## Start MATERIAL TO PROCESS

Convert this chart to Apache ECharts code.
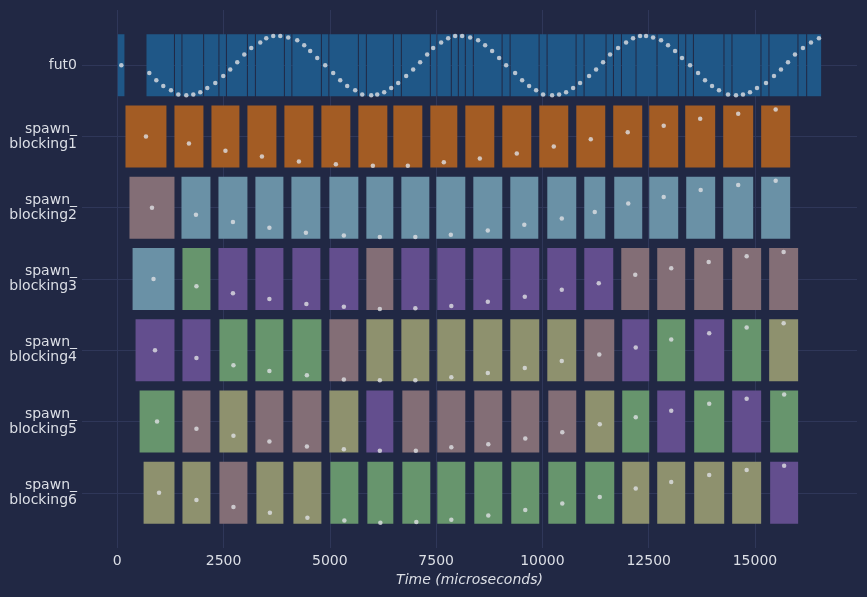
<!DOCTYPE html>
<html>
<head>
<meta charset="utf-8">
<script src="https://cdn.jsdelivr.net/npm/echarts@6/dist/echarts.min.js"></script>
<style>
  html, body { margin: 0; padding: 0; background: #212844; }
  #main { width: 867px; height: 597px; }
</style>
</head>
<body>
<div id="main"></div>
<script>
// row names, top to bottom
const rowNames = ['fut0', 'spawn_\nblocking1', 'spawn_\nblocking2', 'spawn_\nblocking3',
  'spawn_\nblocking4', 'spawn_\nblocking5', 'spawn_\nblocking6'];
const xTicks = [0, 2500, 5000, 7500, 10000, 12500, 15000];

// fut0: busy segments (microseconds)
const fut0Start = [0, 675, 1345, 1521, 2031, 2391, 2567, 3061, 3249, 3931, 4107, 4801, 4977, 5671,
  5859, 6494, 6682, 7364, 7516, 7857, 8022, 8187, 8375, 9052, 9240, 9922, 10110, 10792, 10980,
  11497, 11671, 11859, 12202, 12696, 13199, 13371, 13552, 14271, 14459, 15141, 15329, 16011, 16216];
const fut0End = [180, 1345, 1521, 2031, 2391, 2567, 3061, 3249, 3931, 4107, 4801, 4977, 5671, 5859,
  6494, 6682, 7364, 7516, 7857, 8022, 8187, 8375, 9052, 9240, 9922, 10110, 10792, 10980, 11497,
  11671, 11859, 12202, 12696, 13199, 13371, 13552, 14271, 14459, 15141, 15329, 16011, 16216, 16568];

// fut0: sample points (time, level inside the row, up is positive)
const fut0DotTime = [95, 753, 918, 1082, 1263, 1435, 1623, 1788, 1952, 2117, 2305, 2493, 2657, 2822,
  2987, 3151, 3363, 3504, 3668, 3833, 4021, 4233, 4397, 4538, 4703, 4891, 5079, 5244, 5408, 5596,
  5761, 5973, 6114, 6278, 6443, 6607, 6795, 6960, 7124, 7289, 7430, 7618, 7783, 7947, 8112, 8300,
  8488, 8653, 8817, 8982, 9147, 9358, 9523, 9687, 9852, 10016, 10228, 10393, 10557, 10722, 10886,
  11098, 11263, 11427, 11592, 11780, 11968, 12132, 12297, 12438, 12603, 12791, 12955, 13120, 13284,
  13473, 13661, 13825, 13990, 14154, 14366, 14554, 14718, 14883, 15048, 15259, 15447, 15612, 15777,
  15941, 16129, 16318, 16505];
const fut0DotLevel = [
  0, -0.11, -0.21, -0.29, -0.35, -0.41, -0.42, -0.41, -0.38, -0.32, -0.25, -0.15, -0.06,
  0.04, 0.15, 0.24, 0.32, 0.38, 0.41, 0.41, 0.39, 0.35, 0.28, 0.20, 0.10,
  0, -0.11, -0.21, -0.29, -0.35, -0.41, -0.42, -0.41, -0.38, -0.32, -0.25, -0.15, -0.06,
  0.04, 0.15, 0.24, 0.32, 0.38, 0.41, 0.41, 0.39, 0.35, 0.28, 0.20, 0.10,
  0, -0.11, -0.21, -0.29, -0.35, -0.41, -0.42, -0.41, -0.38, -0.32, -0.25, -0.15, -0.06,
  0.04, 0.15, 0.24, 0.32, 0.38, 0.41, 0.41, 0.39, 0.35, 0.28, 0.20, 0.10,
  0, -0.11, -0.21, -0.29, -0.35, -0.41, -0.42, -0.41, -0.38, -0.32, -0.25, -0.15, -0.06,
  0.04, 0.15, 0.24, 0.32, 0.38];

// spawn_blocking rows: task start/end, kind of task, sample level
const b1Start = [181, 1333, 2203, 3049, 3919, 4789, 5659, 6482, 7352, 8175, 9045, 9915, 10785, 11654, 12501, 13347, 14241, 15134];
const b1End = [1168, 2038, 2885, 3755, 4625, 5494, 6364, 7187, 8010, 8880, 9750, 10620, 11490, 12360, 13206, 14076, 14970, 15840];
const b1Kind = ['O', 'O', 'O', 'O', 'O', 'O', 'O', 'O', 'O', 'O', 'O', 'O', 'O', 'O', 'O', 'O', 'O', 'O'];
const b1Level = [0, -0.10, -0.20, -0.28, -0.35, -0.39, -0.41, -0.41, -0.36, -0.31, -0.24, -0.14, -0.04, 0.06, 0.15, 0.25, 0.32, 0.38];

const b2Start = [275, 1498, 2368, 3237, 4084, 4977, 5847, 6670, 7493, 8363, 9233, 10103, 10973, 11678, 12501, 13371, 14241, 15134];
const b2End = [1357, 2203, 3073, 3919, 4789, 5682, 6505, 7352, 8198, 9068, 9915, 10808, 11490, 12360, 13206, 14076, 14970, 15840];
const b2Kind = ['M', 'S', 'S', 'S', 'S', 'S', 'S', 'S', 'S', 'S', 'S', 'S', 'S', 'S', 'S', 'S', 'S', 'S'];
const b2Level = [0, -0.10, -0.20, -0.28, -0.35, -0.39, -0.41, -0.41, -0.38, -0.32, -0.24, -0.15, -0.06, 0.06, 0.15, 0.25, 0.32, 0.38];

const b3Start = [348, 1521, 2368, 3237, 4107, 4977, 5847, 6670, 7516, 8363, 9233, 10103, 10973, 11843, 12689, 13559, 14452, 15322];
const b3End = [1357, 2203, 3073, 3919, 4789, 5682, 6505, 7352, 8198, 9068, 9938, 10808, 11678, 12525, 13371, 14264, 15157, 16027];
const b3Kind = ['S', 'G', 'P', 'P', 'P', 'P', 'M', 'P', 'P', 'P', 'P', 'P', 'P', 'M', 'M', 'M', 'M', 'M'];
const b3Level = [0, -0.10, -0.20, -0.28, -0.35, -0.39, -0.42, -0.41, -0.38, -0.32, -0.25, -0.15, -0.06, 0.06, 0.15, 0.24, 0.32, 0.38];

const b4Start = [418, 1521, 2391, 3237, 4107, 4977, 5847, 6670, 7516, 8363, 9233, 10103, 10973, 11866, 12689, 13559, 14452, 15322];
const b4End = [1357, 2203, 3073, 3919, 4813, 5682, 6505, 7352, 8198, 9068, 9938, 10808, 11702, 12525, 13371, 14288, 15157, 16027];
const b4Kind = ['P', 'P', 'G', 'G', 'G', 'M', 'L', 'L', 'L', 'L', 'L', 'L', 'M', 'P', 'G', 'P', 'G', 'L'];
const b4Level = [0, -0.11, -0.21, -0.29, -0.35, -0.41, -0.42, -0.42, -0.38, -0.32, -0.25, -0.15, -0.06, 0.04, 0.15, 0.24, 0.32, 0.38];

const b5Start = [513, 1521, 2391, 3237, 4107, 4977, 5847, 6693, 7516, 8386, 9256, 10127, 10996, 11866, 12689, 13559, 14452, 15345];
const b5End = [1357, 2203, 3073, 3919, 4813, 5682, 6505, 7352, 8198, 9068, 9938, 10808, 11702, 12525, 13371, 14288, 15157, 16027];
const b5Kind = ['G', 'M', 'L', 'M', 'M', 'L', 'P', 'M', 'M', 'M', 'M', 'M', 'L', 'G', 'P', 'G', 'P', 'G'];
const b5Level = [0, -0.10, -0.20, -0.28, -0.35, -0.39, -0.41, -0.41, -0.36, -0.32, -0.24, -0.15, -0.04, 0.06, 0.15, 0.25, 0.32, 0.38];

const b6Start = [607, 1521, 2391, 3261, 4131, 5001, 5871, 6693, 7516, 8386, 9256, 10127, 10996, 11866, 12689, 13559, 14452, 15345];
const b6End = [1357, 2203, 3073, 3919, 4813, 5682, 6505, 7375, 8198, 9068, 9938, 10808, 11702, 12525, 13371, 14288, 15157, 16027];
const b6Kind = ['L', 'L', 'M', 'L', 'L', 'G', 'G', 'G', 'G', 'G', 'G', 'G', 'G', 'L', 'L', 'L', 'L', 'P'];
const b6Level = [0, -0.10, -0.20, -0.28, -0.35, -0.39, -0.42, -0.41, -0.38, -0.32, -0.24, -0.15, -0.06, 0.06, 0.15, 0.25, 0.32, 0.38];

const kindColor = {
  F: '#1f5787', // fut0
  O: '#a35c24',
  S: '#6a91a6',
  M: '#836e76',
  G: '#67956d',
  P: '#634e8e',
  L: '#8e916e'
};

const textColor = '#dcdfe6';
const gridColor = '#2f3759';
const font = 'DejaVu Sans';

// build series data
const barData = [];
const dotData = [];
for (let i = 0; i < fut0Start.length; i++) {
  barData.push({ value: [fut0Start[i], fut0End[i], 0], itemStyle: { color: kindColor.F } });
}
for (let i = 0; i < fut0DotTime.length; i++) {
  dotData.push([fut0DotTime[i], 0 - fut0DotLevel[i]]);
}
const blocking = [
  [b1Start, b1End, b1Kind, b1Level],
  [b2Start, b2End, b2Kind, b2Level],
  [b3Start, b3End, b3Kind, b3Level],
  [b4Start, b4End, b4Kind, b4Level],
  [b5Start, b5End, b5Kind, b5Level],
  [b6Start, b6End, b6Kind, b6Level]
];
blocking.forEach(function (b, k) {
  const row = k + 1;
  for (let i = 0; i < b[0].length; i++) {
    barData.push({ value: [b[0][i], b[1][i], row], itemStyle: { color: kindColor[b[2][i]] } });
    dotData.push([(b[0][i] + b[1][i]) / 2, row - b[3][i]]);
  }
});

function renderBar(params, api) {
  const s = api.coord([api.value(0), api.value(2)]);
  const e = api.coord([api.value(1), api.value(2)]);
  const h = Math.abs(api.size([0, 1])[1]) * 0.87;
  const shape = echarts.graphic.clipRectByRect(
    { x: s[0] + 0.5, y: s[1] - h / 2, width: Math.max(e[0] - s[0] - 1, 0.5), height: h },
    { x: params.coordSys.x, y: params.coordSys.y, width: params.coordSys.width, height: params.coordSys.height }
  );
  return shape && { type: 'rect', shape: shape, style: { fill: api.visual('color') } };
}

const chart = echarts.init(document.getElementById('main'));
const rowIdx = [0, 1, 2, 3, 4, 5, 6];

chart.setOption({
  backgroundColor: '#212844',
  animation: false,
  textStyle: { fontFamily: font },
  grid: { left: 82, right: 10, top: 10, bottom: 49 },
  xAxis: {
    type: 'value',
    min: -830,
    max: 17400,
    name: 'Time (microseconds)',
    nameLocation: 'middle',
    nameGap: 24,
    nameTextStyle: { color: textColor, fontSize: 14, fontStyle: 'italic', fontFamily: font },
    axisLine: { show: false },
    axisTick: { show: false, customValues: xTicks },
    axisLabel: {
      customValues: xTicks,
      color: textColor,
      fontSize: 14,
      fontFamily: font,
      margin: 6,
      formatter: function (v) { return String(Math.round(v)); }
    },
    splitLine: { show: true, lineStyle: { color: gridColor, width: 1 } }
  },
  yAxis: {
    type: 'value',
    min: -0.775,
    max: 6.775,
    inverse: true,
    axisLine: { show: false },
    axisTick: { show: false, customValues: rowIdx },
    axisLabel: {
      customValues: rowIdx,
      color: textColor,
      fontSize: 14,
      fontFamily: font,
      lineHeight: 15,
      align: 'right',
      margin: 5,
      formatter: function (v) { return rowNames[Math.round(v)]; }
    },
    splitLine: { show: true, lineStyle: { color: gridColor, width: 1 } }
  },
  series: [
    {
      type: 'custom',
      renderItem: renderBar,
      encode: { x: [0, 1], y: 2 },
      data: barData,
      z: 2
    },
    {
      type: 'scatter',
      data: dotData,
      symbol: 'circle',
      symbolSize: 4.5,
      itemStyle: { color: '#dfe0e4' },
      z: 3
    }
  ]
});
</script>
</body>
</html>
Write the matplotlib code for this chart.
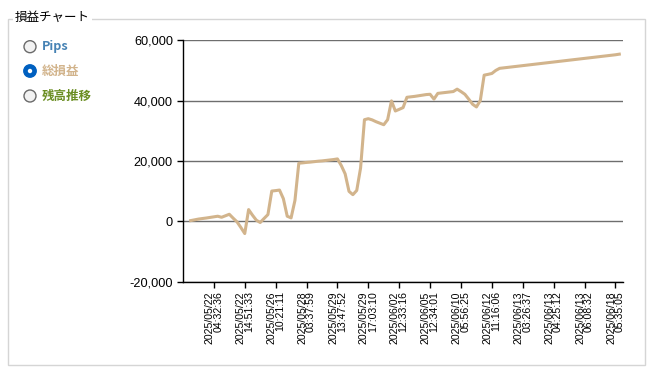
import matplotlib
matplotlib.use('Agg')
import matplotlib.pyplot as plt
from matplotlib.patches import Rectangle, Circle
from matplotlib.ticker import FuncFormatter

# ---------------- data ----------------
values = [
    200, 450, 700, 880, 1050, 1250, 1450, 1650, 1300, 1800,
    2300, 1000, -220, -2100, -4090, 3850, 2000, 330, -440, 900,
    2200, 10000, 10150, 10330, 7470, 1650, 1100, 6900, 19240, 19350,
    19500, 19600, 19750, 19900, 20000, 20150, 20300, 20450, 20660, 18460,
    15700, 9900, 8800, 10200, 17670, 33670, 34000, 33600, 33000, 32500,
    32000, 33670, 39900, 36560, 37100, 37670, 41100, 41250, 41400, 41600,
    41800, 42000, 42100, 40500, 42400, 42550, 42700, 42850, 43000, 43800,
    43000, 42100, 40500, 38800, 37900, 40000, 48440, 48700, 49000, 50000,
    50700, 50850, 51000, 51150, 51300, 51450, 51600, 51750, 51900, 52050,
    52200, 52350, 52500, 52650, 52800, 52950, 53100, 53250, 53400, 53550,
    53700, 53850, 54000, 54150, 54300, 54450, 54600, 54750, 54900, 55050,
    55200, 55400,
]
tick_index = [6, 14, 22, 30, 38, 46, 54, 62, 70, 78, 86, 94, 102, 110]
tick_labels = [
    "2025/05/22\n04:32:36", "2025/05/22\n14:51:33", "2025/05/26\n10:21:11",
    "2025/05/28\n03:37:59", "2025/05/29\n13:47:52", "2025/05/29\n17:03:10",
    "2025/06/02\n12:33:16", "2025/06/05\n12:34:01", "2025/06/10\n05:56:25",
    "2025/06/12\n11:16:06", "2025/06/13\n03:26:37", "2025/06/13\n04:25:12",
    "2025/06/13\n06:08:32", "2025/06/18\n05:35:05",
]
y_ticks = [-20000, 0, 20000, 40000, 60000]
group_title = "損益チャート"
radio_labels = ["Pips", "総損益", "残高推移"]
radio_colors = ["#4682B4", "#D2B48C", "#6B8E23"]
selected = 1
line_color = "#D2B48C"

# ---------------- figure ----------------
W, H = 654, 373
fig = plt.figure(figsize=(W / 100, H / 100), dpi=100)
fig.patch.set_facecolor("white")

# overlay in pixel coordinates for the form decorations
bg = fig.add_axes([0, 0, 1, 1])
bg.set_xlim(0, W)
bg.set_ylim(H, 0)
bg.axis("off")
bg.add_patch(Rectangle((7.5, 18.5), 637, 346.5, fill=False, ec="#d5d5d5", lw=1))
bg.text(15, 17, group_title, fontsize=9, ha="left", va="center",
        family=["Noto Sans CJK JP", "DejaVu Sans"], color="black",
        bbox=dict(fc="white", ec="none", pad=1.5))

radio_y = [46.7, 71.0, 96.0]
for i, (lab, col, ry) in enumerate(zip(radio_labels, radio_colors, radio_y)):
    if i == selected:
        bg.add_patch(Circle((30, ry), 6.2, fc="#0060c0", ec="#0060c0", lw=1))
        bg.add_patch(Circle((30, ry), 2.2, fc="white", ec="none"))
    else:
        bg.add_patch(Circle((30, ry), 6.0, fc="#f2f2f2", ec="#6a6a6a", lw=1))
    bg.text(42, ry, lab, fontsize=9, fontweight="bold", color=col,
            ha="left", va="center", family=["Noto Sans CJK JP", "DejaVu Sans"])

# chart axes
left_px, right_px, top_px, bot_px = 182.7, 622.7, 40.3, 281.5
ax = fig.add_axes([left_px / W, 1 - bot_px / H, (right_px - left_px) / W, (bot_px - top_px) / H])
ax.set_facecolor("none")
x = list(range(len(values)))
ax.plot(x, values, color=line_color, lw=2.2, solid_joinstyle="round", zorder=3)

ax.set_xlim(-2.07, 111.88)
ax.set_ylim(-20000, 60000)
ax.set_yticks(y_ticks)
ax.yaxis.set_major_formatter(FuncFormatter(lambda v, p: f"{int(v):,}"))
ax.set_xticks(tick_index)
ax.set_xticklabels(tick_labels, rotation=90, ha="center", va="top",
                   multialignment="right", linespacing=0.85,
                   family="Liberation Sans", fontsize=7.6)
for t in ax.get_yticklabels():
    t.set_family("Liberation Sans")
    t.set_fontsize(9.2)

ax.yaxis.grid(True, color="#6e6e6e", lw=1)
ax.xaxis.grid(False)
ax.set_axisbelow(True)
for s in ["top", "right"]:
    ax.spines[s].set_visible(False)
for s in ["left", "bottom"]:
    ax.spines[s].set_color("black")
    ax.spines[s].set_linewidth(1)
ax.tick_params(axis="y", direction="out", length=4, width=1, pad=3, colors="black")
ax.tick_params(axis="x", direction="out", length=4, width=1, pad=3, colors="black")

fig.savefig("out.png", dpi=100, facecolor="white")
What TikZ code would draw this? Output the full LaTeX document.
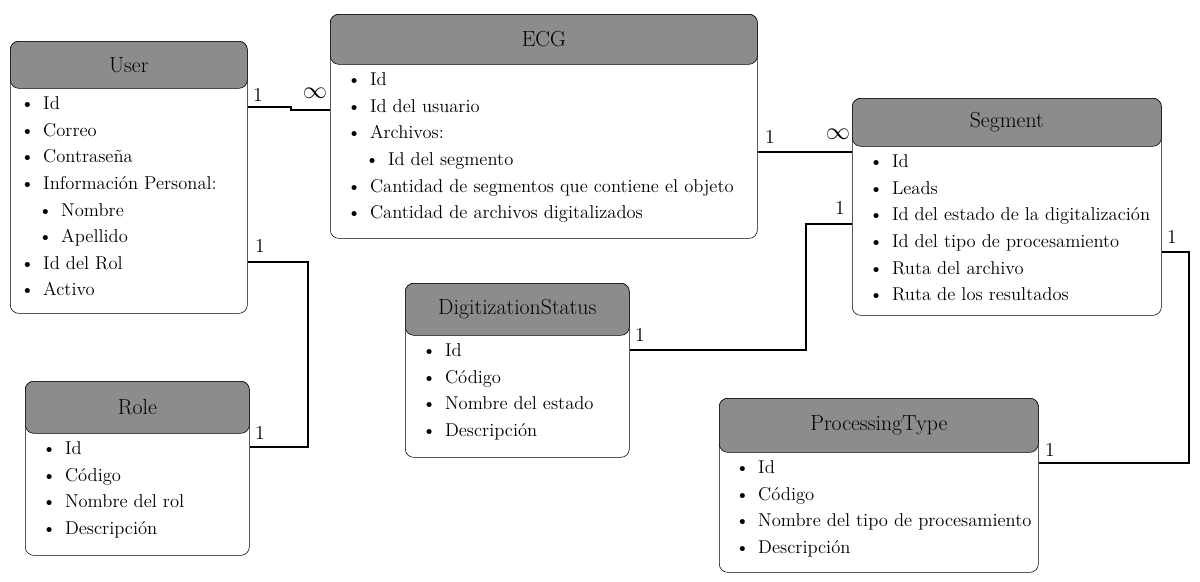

## End MATERIAL TO PROCESS

STATED EXERCISE ->
Work out how many lines in the entries hold the string "matplotlib". Your answer should consist solely of that number.

COMPLETED TASK ->
6